Dianggap seperti namnam yang buahnya juga menempel di batangnya. Perbedaannya, buah namnam berbentuk lonjong, runcing di ujung dengan permukaan keriput.
Sebagian orang mengira kepel adalah sawo, mengingat bentuk dan warna kulitnya sepintas mirip sawo. Bedanya, sawo bergelantungan di ranting.
Barangkali orang memerlukan kacamata, karena memang ukuran papan informasi tidak terlalu besar. Pernah sih ditulis di spanduk besar, tetapi lenyap dicolong seseorang.
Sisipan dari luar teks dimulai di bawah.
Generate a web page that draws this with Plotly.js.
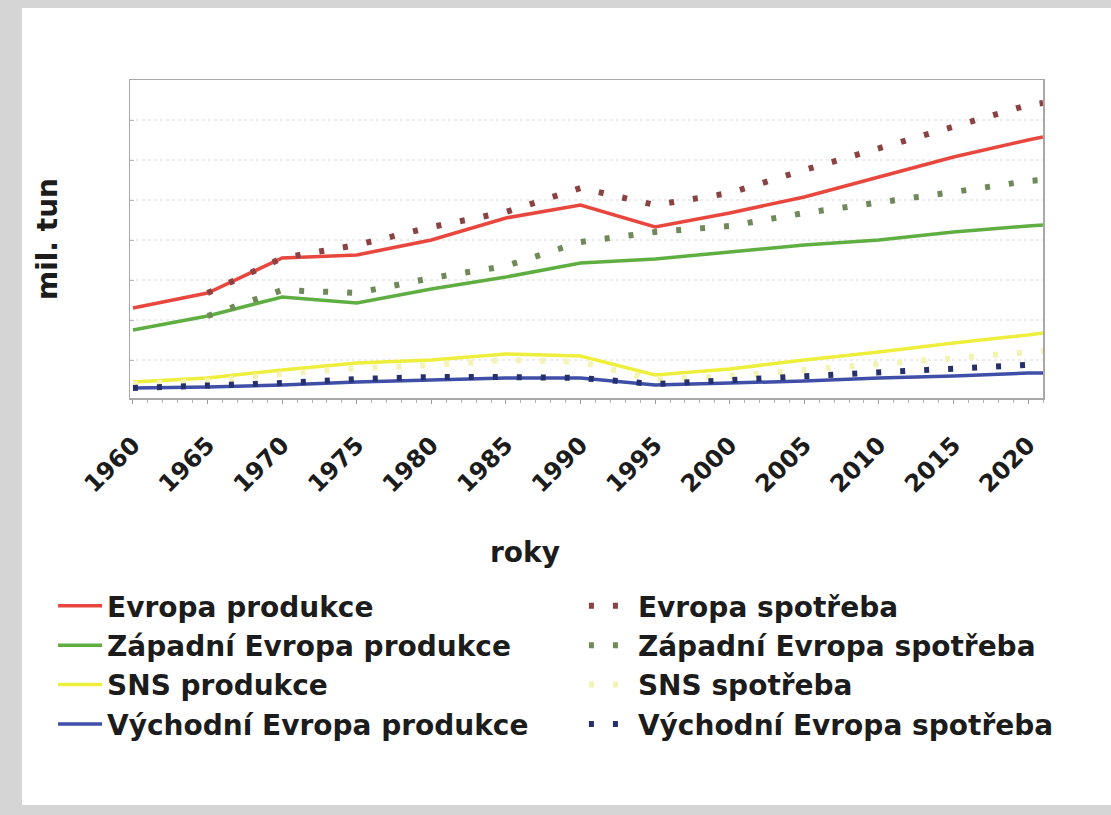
<!DOCTYPE html>
<html>
<head>
<meta charset="utf-8">
<script src="https://cdn.plot.ly/plotly-3.0.1.min.js"></script>
<style>
  html, body { margin:0; padding:0; background:#d5d5d5; width:1111px; height:815px; overflow:hidden; }
  #chart { position:absolute; left:22px; top:8px; width:1089px; height:797px; background:#ffffff; }
</style>
</head>
<body>
<div id="chart"></div>
<script>
const years = [1960,1965,1970,1975,1980,1985,1990,1995,2000,2005,2010,2015,2020,2021];

const evropaProdukce   = [90,105,140,143,158,180,193,171,185,201,221,241,258,261];
const evropaSpotreba   = [null,105,140,153,171,186,210,193,205,228,250,271,293,295];
const zapadniProdukce  = [68,82,101,95,109,121,135,139,146,153,158,166,172,173];
const zapadniSpotreba  = [null,82,108,105,120,132,156,166,172,185,195,206,217,218];
const snsProdukce      = [16,20,28,35,38,44,42,23,29,38,46,55,63,65];
const snsSpotreba      = [14,17,24,30,33,38,36,18,22,28,34,40,46,47];
const vychodniProdukce = [10,11,13,16,18,20,20,13,15,17,20,22,25,25];
const vychodniSpotreba = [10,12,15,19,21,21,20,14,18,22,25,29,33,34];

const names = [
  'Evropa produkce','Západní Evropa produkce','SNS produkce','Východní Evropa produkce',
  'Evropa spotřeba','Západní Evropa spotřeba','SNS spotřeba','Východní Evropa spotřeba'
];
const tickYears = [1960,1965,1970,1975,1980,1985,1990,1995,2000,2005,2010,2015,2020];
const xTitle = 'roky';
const yTitle = 'mil. tun';

const solid = (c) => ({color:c, width:3.5});
const dotted = (c) => ({color:c, width:6, dash:'5px,19px'});

const traces = [
  {y:evropaProdukce,   line:solid('#e9473e'), legend:'legend'},
  {y:zapadniProdukce,  line:solid('#5fae42'), legend:'legend'},
  {y:snsProdukce,      line:solid('#eeee3c'), legend:'legend'},
  {y:vychodniProdukce, line:solid('#3f4fa8'), legend:'legend'},
  {y:evropaSpotreba,   line:dotted('#8a4242'), legend:'legend2'},
  {y:zapadniSpotreba,  line:dotted('#6f8a58'), legend:'legend2'},
  {y:snsSpotreba,      line:dotted('#f3f3b4'), legend:'legend2'},
  {y:vychodniSpotreba, line:dotted('#27306e'), legend:'legend2'}
].map((t,i) => Object.assign({x:years, type:'scatter', mode:'lines', name:names[i], connectgaps:false}, t));

const baseFont = {family:'DejaVu Sans', weight:'bold', color:'#1c1c1c'};
const legendBase = {
  orientation:'v', xref:'container', yref:'container',
  xanchor:'left', y:0.281, yanchor:'top',
  font:Object.assign({size:28}, baseFont),
  bgcolor:'rgba(0,0,0,0)', itemwidth:44, tracegroupgap:0
};

const layout = {
  width:1089, height:797,
  margin:{l:108, r:68, t:72, b:407, autoexpand:false},
  paper_bgcolor:'#ffffff', plot_bgcolor:'#ffffff',
  font: Object.assign({size:26}, baseFont),
  showlegend:true,
  legend:Object.assign({x:0.0285}, legendBase),
  legend2:Object.assign({x:0.516}, legendBase),
  xaxis:{
    range:[1959.8, 2021], tickmode:'array', tickvals:tickYears, ticktext:tickYears.map(String),
    tickangle:-45, tickfont:Object.assign({size:24}, baseFont),
    ticks:'outside', ticklen:4, tickcolor:'#9a9a9a',
    minor:{dtick:1, ticks:'outside', ticklen:3, tickcolor:'#b0b0b0'},
    ticklabelstandoff:18, automargin:false,
    showline:true, linecolor:'#a8a8a8', linewidth:1.5, mirror:true,
    showgrid:false, zeroline:false
  },
  yaxis:{
    range:[0,318], tick0:38, dtick:40, showticklabels:false, automargin:false,
    ticks:'inside', ticklen:4, tickcolor:'#b8b8b8',
    showline:true, linecolor:'#a8a8a8', linewidth:1.5, mirror:true,
    showgrid:true, gridcolor:'#ececec', griddash:'dot', gridwidth:1.5,
    zeroline:false
  },
  annotations:[
    {
      text:xTitle, xref:'paper', yref:'paper', x:0.4326, y:-0.487,
      xanchor:'center', yanchor:'middle', showarrow:false,
      font:Object.assign({size:28}, baseFont)
    },
    {
      text:yTitle, xref:'paper', yref:'paper', x:-0.0909, y:0.5,
      xanchor:'center', yanchor:'middle', showarrow:false, textangle:-90,
      font:Object.assign({size:28}, baseFont)
    }
  ]
};

Plotly.newPlot('chart', traces, layout, {displayModeBar:false, staticPlot:true});
</script>
</body>
</html>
Faktor lain, penanya malas membaca atau kemampuan literasinya payah. Ihwal ini para ahli lebih mahir menerangkannya.
Terakhir, dorongan untuk berkomunikasi dengan siapa saja yang terlihat di lokasi. Dengan itu papan informasi dan tulisan apa pun menjadi tidak penting. Pokoknya ada bahan pembicaraan.
Jadi, ketika ada tukang sedang bekerja di halaman dekat tempat tumbuhnya pohon Kepel, orang-orang menanyakan hal serupa kepadanya.
Pertanyaan-pertanyaan kembali berseliweran, "buah apa? Bagaimana rasanya? Namnam, ya? Sawo, ya? Lengkeng, ya? Dst..dst..dst.."
Lama-lama kuping sang tukang berdengung. Sebal dengan pertanyaan dan pernyataan itu-itu saja, sehingga tukang yang sedang sibuk itu menjawab asal-asalan.
"Itu namanya buah lato-lato...!"
Dia pikir buah bulat-bulat berpasangan serupa mainan yang sempat populer beberapa waktu lalu.